更に、Caが添加されている軟磁性合金粉末を用いた圧粉磁心は、驚くべきことに、Caが添加されていない軟磁性合金粉末を用いた圧粉磁心に比べ、透磁率及びコアロスがより向上している。
表1、2に示されるように、本発明は、粉末の粒径(D50)に依存せず、上述した効果を奏していることが分かる。
以上のように、本発明の軟磁性合金粉末は、電子部品の高温環境での使用を可能とする優れた特性を有するものである。
【0038】
(変形例)
上記実施例では、一実施形態の軟磁性合金粉末を用いた電子部品として、加圧成形により製造した圧粉磁心を例に説明したが、一実施形態はこの例示に限定されない。例えば、射出成形によって製造される電子部品である。負のコアロス温度特性を有する本発明の軟磁性合金粉末が用いられている電子部品が、高温環境下で好適に使用可能であることは、上記実施例の結果からも明らかである。
【0039】
一実施形態の電子部品の他の例示として、電磁波吸収シールドや電磁波吸収体が挙げられる。

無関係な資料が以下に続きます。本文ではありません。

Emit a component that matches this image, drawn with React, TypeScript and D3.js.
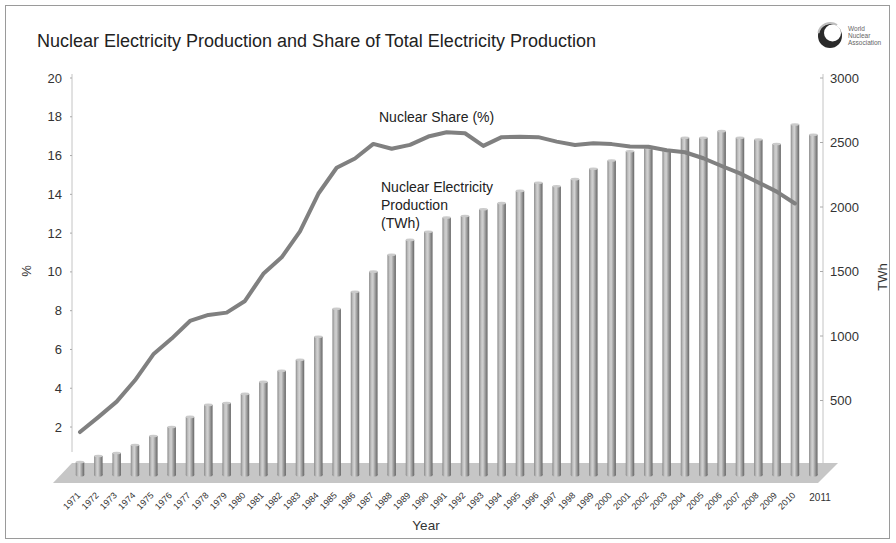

電磁波吸収シールドは、特定の周波数の電磁波をカットする目的で用いられるもので、例えば携帯電話等のモバイル機器のケース等に設置される。電磁波吸収シールドは、磁性粉末、樹脂及びインク等を目的とする特性が得られるように調製、混合させてペーストにし、このペーストを適応箇所に塗布することで得られる。なお、ペーストを作製する際には、磁性粉末の分散を促すために真空脱泡を行ってもよい。
【0040】
電磁波吸収体は、特定の周波数の電磁波をカットする目的で用いられるもので、例えばETC(電子料金収受システム)のゲートやEMC試験等で用いる電波暗室で使われている。電磁波吸収体は、磁性粉末、樹脂及びゴムを目的とする特性が得られるように調製、混合させてシート状に成形し、このシートを適応箇所に貼り付けることで得られる。